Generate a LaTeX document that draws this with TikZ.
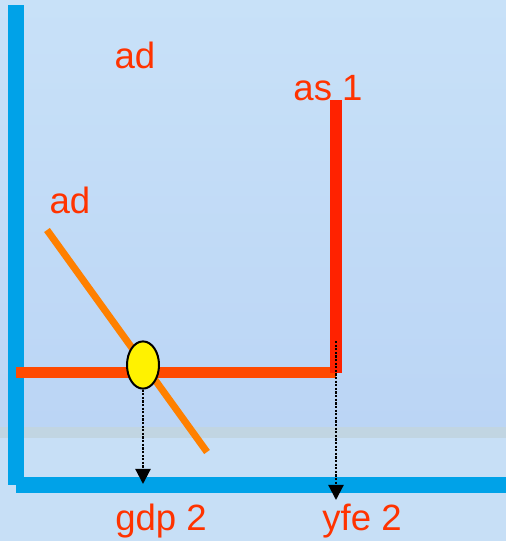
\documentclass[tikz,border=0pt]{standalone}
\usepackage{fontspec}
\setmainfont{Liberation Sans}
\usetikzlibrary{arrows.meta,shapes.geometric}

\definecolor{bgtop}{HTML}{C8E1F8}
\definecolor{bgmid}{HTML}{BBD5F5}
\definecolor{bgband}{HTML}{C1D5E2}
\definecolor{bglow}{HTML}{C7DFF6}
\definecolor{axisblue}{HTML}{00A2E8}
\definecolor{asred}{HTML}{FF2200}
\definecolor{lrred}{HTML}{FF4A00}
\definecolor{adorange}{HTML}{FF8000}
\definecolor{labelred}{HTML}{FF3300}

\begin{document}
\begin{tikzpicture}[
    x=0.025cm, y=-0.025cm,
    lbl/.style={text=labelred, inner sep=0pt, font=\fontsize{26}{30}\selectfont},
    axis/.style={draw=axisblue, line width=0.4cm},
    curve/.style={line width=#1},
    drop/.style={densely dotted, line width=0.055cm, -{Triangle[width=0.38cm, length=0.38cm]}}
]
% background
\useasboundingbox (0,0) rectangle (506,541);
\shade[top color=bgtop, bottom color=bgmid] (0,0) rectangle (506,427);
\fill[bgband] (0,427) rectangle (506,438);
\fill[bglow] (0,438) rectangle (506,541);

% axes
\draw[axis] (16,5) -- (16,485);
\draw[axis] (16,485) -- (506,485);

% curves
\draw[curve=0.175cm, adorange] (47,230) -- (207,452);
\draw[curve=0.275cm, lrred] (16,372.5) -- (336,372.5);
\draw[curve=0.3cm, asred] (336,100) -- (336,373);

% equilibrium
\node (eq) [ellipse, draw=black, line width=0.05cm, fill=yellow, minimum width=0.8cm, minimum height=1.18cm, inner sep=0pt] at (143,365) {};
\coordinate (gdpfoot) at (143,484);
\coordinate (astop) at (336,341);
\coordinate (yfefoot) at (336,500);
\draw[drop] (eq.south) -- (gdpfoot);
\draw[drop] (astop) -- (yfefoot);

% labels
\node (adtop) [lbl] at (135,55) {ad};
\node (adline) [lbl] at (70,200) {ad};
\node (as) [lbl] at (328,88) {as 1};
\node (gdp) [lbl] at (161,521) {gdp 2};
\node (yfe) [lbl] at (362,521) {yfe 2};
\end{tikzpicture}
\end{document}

········

__What you need to do__: Leave out the pictures and repeat the lines from the start of the material through the line with "(astop) -- (yfefoot);", inclusive.

__Problem solution__:
Generate a LaTeX document that draws this with TikZ.
\documentclass[tikz,border=0pt]{standalone}
\usepackage{fontspec}
\setmainfont{Liberation Sans}
\usetikzlibrary{arrows.meta,shapes.geometric}

\definecolor{bgtop}{HTML}{C8E1F8}
\definecolor{bgmid}{HTML}{BBD5F5}
\definecolor{bgband}{HTML}{C1D5E2}
\definecolor{bglow}{HTML}{C7DFF6}
\definecolor{axisblue}{HTML}{00A2E8}
\definecolor{asred}{HTML}{FF2200}
\definecolor{lrred}{HTML}{FF4A00}
\definecolor{adorange}{HTML}{FF8000}
\definecolor{labelred}{HTML}{FF3300}

\begin{document}
\begin{tikzpicture}[
    x=0.025cm, y=-0.025cm,
    lbl/.style={text=labelred, inner sep=0pt, font=\fontsize{26}{30}\selectfont},
    axis/.style={draw=axisblue, line width=0.4cm},
    curve/.style={line width=#1},
    drop/.style={densely dotted, line width=0.055cm, -{Triangle[width=0.38cm, length=0.38cm]}}
]
% background
\useasboundingbox (0,0) rectangle (506,541);
\shade[top color=bgtop, bottom color=bgmid] (0,0) rectangle (506,427);
\fill[bgband] (0,427) rectangle (506,438);
\fill[bglow] (0,438) rectangle (506,541);

% axes
\draw[axis] (16,5) -- (16,485);
\draw[axis] (16,485) -- (506,485);

% curves
\draw[curve=0.175cm, adorange] (47,230) -- (207,452);
\draw[curve=0.275cm, lrred] (16,372.5) -- (336,372.5);
\draw[curve=0.3cm, asred] (336,100) -- (336,373);

% equilibrium
\node (eq) [ellipse, draw=black, line width=0.05cm, fill=yellow, minimum width=0.8cm, minimum height=1.18cm, inner sep=0pt] at (143,365) {};
\coordinate (gdpfoot) at (143,484);
\coordinate (astop) at (336,341);
\coordinate (yfefoot) at (336,500);
\draw[drop] (eq.south) -- (gdpfoot);
\draw[drop] (astop) -- (yfefoot);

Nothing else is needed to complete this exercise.